ITAL 522 (01) - Modern and Contemporary Italian Culture

Modern Italian Culture

Durham   Liberal Arts :: Italian
Credits: 4.0
Term: Spring 2024 - Full Term (01/23/2024 - 05/06/2024)
Grade Mode: Letter Grading
Class Size:   25  
CRN: 56554
This course explores the culture and society of modern and contemporary Italy through major works of fiction and non-fiction. In examining the emergence of the new nation-state, the course poses such questions as: What does "We have made Italy; now we need to make the Italians" mean? What is Fascism? What is "la dolce vita?" How have climate change and the refugee crisis changed Italy and Italians? The unification of Italy, colonialism, Fascism, Made in Italy, La Dolce Vita, domestic terrorism, North vs South are some of the topics examined. No prerequisites and all work is in English.
Registration Approval Required. Contact Instructor or Academic Department for permission then register through Webcat.
Attributes: Writing Intensive Course, Inquiry (Discovery), Humanities(Disc)
Instructors: Claudia Sbuttoni

Times & Locations

Start Date End Date Days Time Location
1/23/2024 5/6/2024 MW 2:10pm - 3:30pm HS 140
Additional Course Details: 

Course subtitle: Containing Difference: Race and Identity in Contemporary Italy

Inspired by Michael Rothberg’s work on “multidirectional memory,” this course explores how marginality, difference, and memory intersect in the Black, Jewish, and Slav communities of contemporary Italy.

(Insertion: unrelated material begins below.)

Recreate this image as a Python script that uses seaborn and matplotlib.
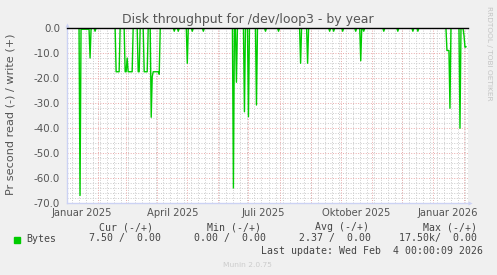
import numpy as np
import pandas as pd
import matplotlib
matplotlib.use("Agg")
import matplotlib.pyplot as plt
import matplotlib.dates as mdates
from matplotlib.ticker import MultipleLocator
import seaborn as sns

# ---- data (read values, per day; write is 0) ----
series_start = "2025-01-13"
series_end = "2026-02-03"
spike_dates = [
    "2025-01-14", "2025-01-15", "2025-01-16", "2025-01-17", "2025-01-18",
    "2025-01-19", "2025-01-20", "2025-01-21", "2025-01-22", "2025-01-23",
    "2025-01-24", "2025-01-25", "2025-01-29",
    "2025-02-19", "2025-02-20", "2025-02-21", "2025-02-22",
    "2025-02-28", "2025-03-01", "2025-03-02", "2025-03-03", "2025-03-04",
    "2025-03-05", "2025-03-06", "2025-03-07",
    "2025-03-13", "2025-03-14",
    "2025-03-19", "2025-03-20", "2025-03-21", "2025-03-22",
    "2025-03-26", "2025-03-27",
    "2025-03-28", "2025-03-29", "2025-03-30", "2025-03-31", "2025-04-01",
    "2025-04-02", "2025-04-03",
    "2025-04-18", "2025-04-22", "2025-05-01", "2025-05-06", "2025-05-17",
    "2025-06-16", "2025-06-19", "2025-06-27", "2025-07-01", "2025-07-09",
    "2025-07-18", "2025-07-31", "2025-08-22", "2025-08-29",
    "2025-09-20", "2025-09-24", "2025-10-03", "2025-10-16", "2025-10-21",
    "2025-10-24", "2025-11-13", "2025-11-27", "2025-12-12", "2025-12-17",
    "2026-01-15", "2026-01-16", "2026-01-17", "2026-01-18", "2026-01-28",
    "2026-02-01", "2026-02-02", "2026-02-03",
]
spike_values = [
    -67.0, -0.5, -0.5, -0.5, -0.5,
    -0.5, -0.5, -0.5, -0.5, -0.5,
    -12.0, -0.5, -1.3,
    -17.5, -17.5, -17.5, -17.5,
    -17.5, -17.5, -12.0, -17.5, -17.5,
    -17.5, -17.5, -17.5,
    -17.5, -17.5,
    -17.5, -17.5, -17.5, -17.5,
    -35.7, -19.5,
    -17.5, -17.5, -17.5, -17.5, -17.5,
    -17.5, -18.5,
    -1.3, -1.3, -14.1, -1.3, -1.3,
    -64.0, -21.7, -33.5, -35.5, -30.8,
    -1.3, -1.3, -14.1, -14.1,
    -1.3, -1.3, -1.3, -1.3, -13.1,
    -1.3, -1.3, -1.3, -1.3, -1.3,
    -9.0, -9.0, -9.0, -32.1, -40.1,
    -3.0, -7.7, -7.5,
]

x_label_dates = ["2025-01-16", "2025-04-16", "2025-07-16", "2025-10-16", "2026-01-16"]
x_label_texts = ["Januar 2025", "April 2025", "Juli 2025", "Oktober 2025", "Januar 2026"]
y_ticks = [0, -10, -20, -30, -40, -50, -60, -70]
x_start, x_end = "2025-01-01", "2026-02-05"

title = "Disk throughput for /dev/loop3 - by year"
ylabel = "Pr second read (-) / write (+)"
legend_name = "Bytes"
legend_cols = ["Cur (-/+)", "Min (-/+)", "Avg (-/+)", "Max (-/+)"]
legend_vals = ["7.50 /  0.00", "0.00 /  0.00", "2.37 /  0.00", "17.50k/  0.00"]
last_update = "Last update: Wed Feb  4 00:00:09 2026"

# ---- build table ----
dates = pd.date_range(series_start, series_end, freq="D")
read = pd.Series(0.0, index=dates)
read.loc[pd.to_datetime(spike_dates)] = spike_values
df = pd.DataFrame({"date": dates, "read": read.values})

W, H = 497, 275
fig = plt.figure(figsize=(W / 100, H / 100), dpi=100, facecolor="#F0F0F0")
ax = fig.add_axes([67 / W, (H - 203) / H, 401 / W, 175 / H])
ax.set_facecolor("white")

# grid
grid_gray = "#CBCBCB"
grid_red = "#E9A9A9"
dot = (0, (1, 1.6))
for w in pd.date_range(x_start, x_end, freq="W-MON"):
    ax.axvline(w, color=grid_gray, lw=0.7, ls=dot, zorder=0)
for m in pd.date_range(x_start, x_end, freq="MS"):
    ax.axvline(m, color=grid_red, lw=0.7, ls=dot, zorder=1)
ax.set_ylim(-70, 0)
ax.set_yticks(y_ticks)
ax.yaxis.set_minor_locator(MultipleLocator(2))
ax.grid(which="minor", axis="y", color=grid_gray, lw=0.7, ls=dot, zorder=0)
ax.grid(which="major", axis="y", color=grid_red, lw=0.7, ls=dot, zorder=1)
ax.set_axisbelow(True)

sns.lineplot(data=df, x="date", y="read", ax=ax, color="#00CC00", lw=1.0,
             estimator=None, legend=False, zorder=3)
ax.axhline(0, color="black", lw=1.0, zorder=5, clip_on=False)

ax.set_xlim(pd.Timestamp(x_start), pd.Timestamp(x_end))
ax.set_xticks([])
ax.set_xlabel("")
ax.set_ylabel("")
for d, t in zip(x_label_dates, x_label_texts):
    ax.text(pd.Timestamp(d), -13 / 175, t, transform=ax.get_xaxis_transform(),
            ha="center", va="baseline", fontsize=7.2, color="#555555")

ax.set_yticklabels([f"{v:.1f}" for v in y_ticks])
ax.tick_params(axis="y", which="both", length=0, pad=5, labelsize=7.4, labelcolor="#555555")

for s in ["top", "right"]:
    ax.spines[s].set_visible(False)
axis_col = "#CCD2F4"
for s in ["left", "bottom"]:
    ax.spines[s].set_color(axis_col)
    ax.spines[s].set_linewidth(1.0)
ax.plot([1.004], [0], marker=">", ms=3, mew=0, color=axis_col, transform=ax.transAxes, clip_on=False)
ax.plot([0], [1.02], marker="^", ms=3, mew=0, color=axis_col, transform=ax.transAxes, clip_on=False)


def ftext(x, y, s, **kw):
    fig.text(x / W, 1 - y / H, s, **kw)


ftext(248, 22.5, title, ha="center", va="baseline", fontsize=9, color="#555555")
ftext(10.5, 114, ylabel, ha="center", va="center", rotation=90, fontsize=8.1, color="#555555")

mono = dict(family="DejaVu Sans Mono", fontsize=7.1, color="#444444", va="baseline", ha="left")
for x, t in zip([98.7, 206.7, 315, 422.7], legend_cols):
    ftext(x, 230.5, t, **mono)
ftext(26.7, 241.5, legend_name, **mono)
for x, t in zip([89, 194.3, 299.3, 399], legend_vals):
    ftext(x, 241.5, t, **mono)
ftext(482.7, 254, last_update, **{**mono, "ha": "right"})

fig.patches.append(plt.Rectangle((14 / W, 1 - 242.7 / H), 6 / W, 6 / H,
                                 transform=fig.transFigure, color="#00CC00"))

ftext(223.3, 267, "Munin 2.0.75", ha="left", va="baseline", fontsize=5.4, color="#CCCCCC")
ftext(489, 53, "RRDTOOL / TOBI OETIKER", ha="center", va="center", rotation=270,
      fontsize=5.3, color="#C4C4C4")

fig.savefig("out.png", dpi=100, facecolor=fig.get_facecolor())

Through analysis of literary texts, film, and historical representation, we will map points of connection between representations of the Holocaust, violence along Italy’s eastern borderland, Italian colonialism, and contemporary migration to Italy across the Mediterranean. These connections are not intended to suggest historical equivalency but rather an opportunity to “think together” different histories of violence and explore how the legacies of colonialism, antisemitism, and racism intertwine in Italy.

This cross-disciplinary course explores issues of race, identity, and citizenship in colonial and postcolonial Italy drawing from history, anthropology, critical theory, memory studies, literature, film, and cultural studies. The course will provide students with an extensive overview of the construction and representation of “race” in Italy, as well as its influence on the cultural and political development of nation-building. By analyzing many recent historical works, as well as literature and film, we will explore how political, social and cultural realms are continually producing and negotiating ideas of marginality and exclusion.